This report is the concluding study on Statistical Inference. Part A .It involves simulating a sample of an exponential distribution and understanding its distribution with reference to Central Limit Theorm , variance etc .

Lets look into the distribution of averages of 40 exponentials. Let lambda =0.2 Theoretically, the mean of exponential distribution is 1/lambda and the standard deviation is 1/lambda .

n=40 
lambda =0.2
expdata <- rexp(n,lambda)
hist(expdata)

Simulating 1000 averages of sample of 40 exponentials .

mns <- NULL 
set.seed(123)
for (i in 1: 1000) mns <- c(mns , mean(rexp(40,0.2)))
hist(mns)

Observed Mean and Variance of the mean of 1000 averages of 40 exponential data.

ObservedMean <- mean(mns)
ObservedVar <- var(mns)
ObservedMean
## [1] 5.011911
ObservedVar
## [1] 0.6004928

Compare the observed mean and variance with the theoritical mean.

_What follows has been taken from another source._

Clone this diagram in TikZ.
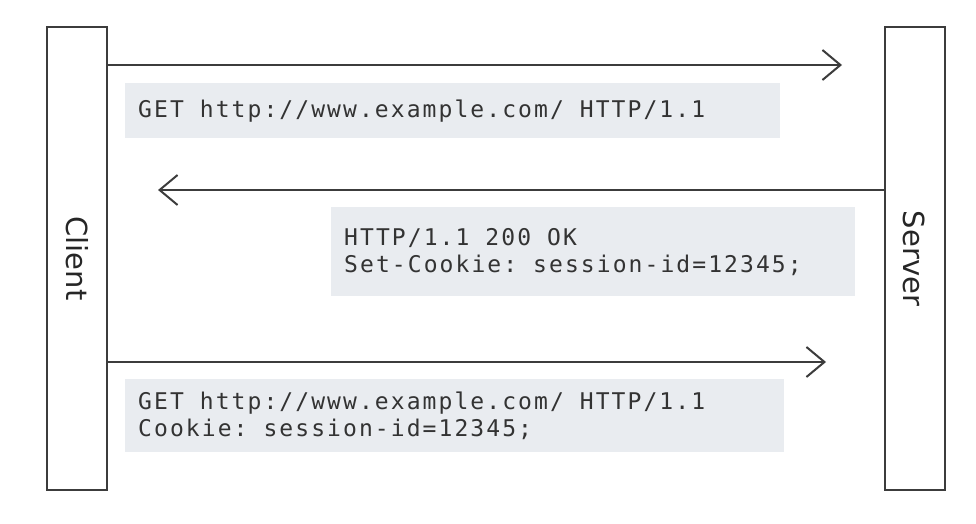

Theoretical mean = 1/0.2 = 5 Also the theoretical variance is = (1/0.2)^2/n

theoreticalMean <- 1/lambda 
theoreticalVar <- (1/lambda)^2/40
theoreticalMean
## [1] 5
theoreticalVar
## [1] 0.625

Thus it proves the CLT - The central limit theorem (CLT) is a statistical theory that states that given a sufficiently large sample size from a population with a finite level of variance, the mean of all samples from the same population will be approximately equal to the mean of the population. Furthermore, all of the samples will follow an approximate normal distribution pattern, with all variances being approximately equal to the variance of the population divided by each sample’s size.

library(ggplot2)
## Warning: package 'ggplot2' was built under R version 3.2.5
ggplot() + 
  aes(mns) + 
  geom_histogram(bins=50, colour="black", fill="green") + 
  geom_vline(xintercept = 5, colour = "red") + 
  geom_vline(xintercept = 5.01191, colour = "blue") + 
  ggtitle("Distribution of 1000 means of exponential distribution") + 
  xlab("Means") + 
  ylab("Frequency")

Checking for the normality of the distribution of averages of sample of exponential data.

df <- data.frame(mns)
ggplot(df,aes(x = mns)) +
  geom_histogram(aes(y=..density..), bins=50, colour="black",fill="grey") +
  labs(title="Distribution of Means of exponential distribution", y="Frequency") +
  stat_function(fun=dnorm,args=list( mean=1/lambda, sd=sqrt(theoreticalVar)), color = "blue", size = 1.0) +
  stat_function(fun=dnorm,args=list( mean=mean(mns), sd=sqrt(ObservedVar)), color = "green", size = 1.0)

qqnorm(mns)
qqline(mns , col =5)

Conclusion:

Simulation of a large number of averages of a moderately sized sample data of an exponential distribution , shows that the CLT is proved to hold good . The sample mean and sample variance is same as their respective theoretical values. Also the distribution of the averages , follows a normal distribution.